YOUR OBJECTIVE: Every line from the start of the entries up to and including the one bearing "const yStep = 0.0002;" must be printed verbatim, without the pictures.

[Records]
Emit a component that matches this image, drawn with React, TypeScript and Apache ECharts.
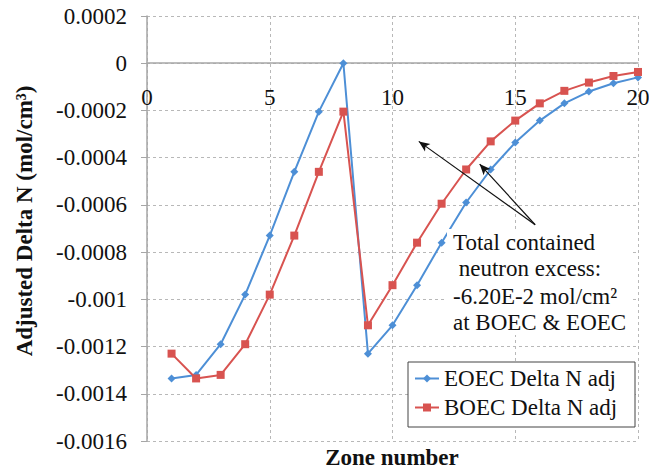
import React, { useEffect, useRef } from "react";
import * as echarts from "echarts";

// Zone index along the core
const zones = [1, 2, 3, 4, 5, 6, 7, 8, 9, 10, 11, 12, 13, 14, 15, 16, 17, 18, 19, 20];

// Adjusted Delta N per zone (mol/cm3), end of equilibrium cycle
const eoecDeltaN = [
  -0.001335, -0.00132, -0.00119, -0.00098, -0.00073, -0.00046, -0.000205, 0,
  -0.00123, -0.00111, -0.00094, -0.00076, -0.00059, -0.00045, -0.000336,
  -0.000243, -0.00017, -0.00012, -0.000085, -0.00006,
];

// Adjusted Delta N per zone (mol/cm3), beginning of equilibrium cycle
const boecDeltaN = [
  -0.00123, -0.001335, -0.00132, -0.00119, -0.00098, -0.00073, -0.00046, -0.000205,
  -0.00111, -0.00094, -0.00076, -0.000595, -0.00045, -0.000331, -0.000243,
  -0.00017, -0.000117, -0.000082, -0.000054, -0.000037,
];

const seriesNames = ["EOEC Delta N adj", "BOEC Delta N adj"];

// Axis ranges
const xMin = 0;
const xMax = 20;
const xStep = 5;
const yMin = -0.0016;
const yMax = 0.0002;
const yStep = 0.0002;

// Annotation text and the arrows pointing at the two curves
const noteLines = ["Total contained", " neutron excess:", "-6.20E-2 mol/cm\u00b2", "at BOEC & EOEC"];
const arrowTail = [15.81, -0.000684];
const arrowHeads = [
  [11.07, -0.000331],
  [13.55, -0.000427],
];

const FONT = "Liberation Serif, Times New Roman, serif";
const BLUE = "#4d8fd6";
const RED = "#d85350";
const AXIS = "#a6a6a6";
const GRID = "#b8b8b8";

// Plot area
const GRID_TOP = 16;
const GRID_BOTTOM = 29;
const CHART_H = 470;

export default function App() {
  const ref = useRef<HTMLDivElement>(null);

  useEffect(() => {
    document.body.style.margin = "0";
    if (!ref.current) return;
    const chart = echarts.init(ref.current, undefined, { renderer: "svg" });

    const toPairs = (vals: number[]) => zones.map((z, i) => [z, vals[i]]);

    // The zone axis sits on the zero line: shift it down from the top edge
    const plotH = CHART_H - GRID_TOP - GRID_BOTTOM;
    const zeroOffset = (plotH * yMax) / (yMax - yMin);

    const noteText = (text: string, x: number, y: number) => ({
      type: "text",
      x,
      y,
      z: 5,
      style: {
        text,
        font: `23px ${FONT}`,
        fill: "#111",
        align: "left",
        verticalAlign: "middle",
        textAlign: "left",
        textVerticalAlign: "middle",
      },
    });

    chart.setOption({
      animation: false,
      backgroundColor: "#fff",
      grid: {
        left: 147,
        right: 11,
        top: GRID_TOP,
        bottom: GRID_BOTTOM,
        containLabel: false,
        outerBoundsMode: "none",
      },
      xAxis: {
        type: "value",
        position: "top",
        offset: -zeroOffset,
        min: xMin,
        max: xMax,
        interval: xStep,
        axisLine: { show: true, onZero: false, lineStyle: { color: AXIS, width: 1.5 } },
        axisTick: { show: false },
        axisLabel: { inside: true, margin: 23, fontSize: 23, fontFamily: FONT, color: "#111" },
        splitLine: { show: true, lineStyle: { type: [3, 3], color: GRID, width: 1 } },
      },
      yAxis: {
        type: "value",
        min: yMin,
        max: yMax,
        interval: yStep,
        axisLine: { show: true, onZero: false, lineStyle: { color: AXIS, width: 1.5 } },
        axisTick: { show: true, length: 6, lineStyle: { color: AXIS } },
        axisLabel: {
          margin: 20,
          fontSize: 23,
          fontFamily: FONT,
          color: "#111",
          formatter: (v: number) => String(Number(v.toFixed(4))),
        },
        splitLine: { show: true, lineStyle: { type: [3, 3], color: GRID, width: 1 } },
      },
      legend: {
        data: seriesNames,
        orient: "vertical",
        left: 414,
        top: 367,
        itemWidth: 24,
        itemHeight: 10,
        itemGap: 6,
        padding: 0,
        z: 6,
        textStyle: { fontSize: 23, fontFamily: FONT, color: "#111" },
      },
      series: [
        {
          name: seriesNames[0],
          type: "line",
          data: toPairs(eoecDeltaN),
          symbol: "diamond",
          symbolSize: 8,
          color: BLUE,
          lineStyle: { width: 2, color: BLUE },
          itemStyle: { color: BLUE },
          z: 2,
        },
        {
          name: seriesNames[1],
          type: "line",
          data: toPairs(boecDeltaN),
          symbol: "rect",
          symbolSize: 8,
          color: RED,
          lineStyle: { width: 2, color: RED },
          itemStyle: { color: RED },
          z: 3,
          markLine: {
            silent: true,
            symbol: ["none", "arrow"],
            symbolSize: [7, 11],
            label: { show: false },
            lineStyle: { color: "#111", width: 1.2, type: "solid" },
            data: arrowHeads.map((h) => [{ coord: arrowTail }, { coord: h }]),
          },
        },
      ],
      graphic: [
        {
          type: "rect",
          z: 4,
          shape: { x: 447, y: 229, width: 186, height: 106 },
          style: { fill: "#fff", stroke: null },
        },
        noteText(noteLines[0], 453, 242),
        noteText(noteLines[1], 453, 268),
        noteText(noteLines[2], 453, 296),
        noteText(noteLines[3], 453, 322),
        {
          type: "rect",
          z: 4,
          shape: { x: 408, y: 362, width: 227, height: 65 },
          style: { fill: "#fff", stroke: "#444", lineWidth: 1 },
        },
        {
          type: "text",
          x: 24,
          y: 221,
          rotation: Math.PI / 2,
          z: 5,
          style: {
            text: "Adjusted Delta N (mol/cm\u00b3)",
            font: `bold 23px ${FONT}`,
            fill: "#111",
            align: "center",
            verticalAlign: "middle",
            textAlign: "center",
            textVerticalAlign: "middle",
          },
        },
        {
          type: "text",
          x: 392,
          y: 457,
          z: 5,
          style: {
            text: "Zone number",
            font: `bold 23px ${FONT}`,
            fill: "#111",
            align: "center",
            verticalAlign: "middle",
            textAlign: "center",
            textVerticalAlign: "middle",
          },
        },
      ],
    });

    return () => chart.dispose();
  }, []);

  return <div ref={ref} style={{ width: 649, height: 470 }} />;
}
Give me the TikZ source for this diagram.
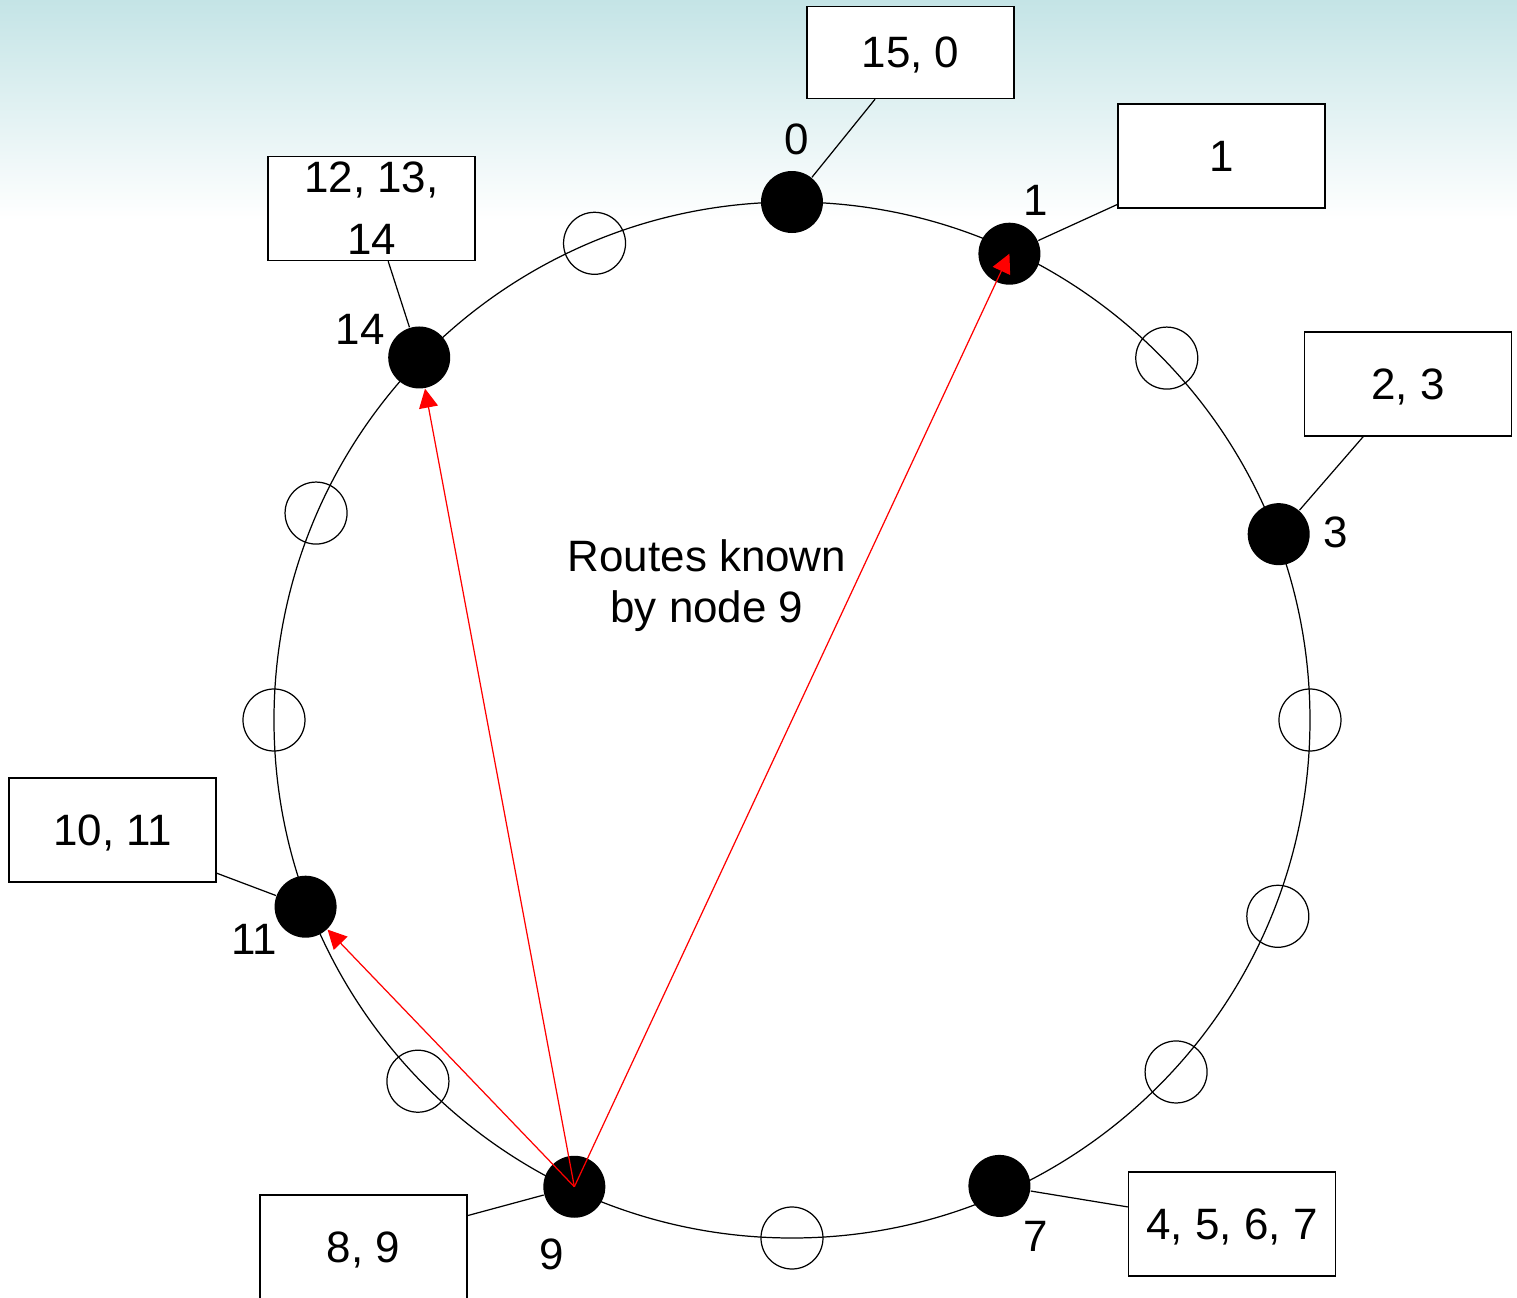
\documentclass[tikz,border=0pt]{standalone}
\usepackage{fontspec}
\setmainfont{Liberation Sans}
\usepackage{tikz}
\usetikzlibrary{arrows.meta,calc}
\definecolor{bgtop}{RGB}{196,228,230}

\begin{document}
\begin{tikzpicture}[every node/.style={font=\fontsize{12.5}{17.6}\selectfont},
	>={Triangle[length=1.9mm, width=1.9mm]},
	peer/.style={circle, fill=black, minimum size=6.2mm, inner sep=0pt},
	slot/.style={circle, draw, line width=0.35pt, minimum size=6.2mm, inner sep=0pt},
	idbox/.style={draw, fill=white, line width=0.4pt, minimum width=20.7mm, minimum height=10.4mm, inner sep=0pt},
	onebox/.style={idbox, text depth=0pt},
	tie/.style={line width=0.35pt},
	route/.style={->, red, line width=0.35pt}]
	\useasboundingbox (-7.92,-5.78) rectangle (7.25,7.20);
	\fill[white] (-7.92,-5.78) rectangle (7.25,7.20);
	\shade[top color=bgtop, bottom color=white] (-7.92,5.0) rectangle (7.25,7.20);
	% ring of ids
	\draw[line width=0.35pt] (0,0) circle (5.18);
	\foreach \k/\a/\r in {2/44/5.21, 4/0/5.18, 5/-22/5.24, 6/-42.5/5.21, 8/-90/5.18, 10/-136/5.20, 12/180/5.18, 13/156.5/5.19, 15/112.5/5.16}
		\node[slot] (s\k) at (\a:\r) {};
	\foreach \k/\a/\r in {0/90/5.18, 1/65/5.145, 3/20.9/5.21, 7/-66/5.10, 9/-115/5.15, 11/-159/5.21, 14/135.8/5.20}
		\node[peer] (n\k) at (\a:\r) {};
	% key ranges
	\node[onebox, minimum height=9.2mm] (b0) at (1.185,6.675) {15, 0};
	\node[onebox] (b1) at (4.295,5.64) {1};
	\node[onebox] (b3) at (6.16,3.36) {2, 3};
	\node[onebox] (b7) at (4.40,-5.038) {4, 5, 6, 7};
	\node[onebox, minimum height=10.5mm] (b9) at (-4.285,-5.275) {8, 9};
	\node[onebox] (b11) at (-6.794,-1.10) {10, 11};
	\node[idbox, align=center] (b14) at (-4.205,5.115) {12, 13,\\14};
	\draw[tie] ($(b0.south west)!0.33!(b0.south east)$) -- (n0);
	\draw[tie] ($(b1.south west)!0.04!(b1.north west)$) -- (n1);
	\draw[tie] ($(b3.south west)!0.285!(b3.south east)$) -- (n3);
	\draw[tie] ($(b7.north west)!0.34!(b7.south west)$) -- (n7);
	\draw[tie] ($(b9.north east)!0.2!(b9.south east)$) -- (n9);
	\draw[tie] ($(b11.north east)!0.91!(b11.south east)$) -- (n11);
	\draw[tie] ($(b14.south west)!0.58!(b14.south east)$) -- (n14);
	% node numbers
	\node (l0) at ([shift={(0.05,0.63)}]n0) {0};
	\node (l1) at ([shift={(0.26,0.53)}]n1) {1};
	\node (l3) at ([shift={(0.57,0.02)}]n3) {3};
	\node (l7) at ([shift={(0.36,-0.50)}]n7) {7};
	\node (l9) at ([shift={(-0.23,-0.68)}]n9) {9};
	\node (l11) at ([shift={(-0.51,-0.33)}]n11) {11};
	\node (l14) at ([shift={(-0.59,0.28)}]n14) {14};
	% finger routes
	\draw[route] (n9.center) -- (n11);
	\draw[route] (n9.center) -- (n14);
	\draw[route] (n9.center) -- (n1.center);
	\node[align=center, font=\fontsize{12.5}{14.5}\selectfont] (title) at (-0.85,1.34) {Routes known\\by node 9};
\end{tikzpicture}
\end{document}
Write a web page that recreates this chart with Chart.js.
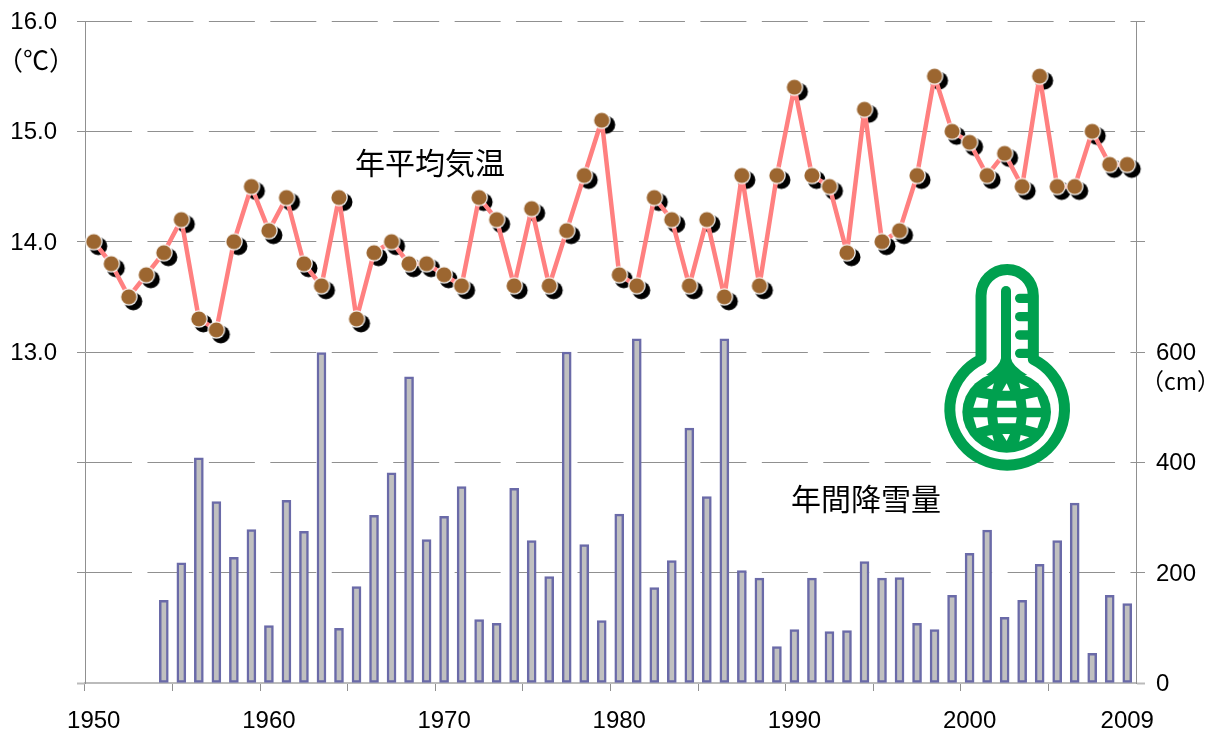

CORRECT ANSWER:
Emit a component that matches this image, drawn with React, TypeScript and Apache ECharts.
import React, { useEffect, useRef } from "react";
import * as echarts from "echarts";

// Zone index along the core
const zones = [1, 2, 3, 4, 5, 6, 7, 8, 9, 10, 11, 12, 13, 14, 15, 16, 17, 18, 19, 20];

// Adjusted Delta N per zone (mol/cm3), end of equilibrium cycle
const eoecDeltaN = [
  -0.001335, -0.00132, -0.00119, -0.00098, -0.00073, -0.00046, -0.000205, 0,
  -0.00123, -0.00111, -0.00094, -0.00076, -0.00059, -0.00045, -0.000336,
  -0.000243, -0.00017, -0.00012, -0.000085, -0.00006,
];

// Adjusted Delta N per zone (mol/cm3), beginning of equilibrium cycle
const boecDeltaN = [
  -0.00123, -0.001335, -0.00132, -0.00119, -0.00098, -0.00073, -0.00046, -0.000205,
  -0.00111, -0.00094, -0.00076, -0.000595, -0.00045, -0.000331, -0.000243,
  -0.00017, -0.000117, -0.000082, -0.000054, -0.000037,
];

const seriesNames = ["EOEC Delta N adj", "BOEC Delta N adj"];

// Axis ranges
const xMin = 0;
const xMax = 20;
const xStep = 5;
const yMin = -0.0016;
const yMax = 0.0002;
const yStep = 0.0002;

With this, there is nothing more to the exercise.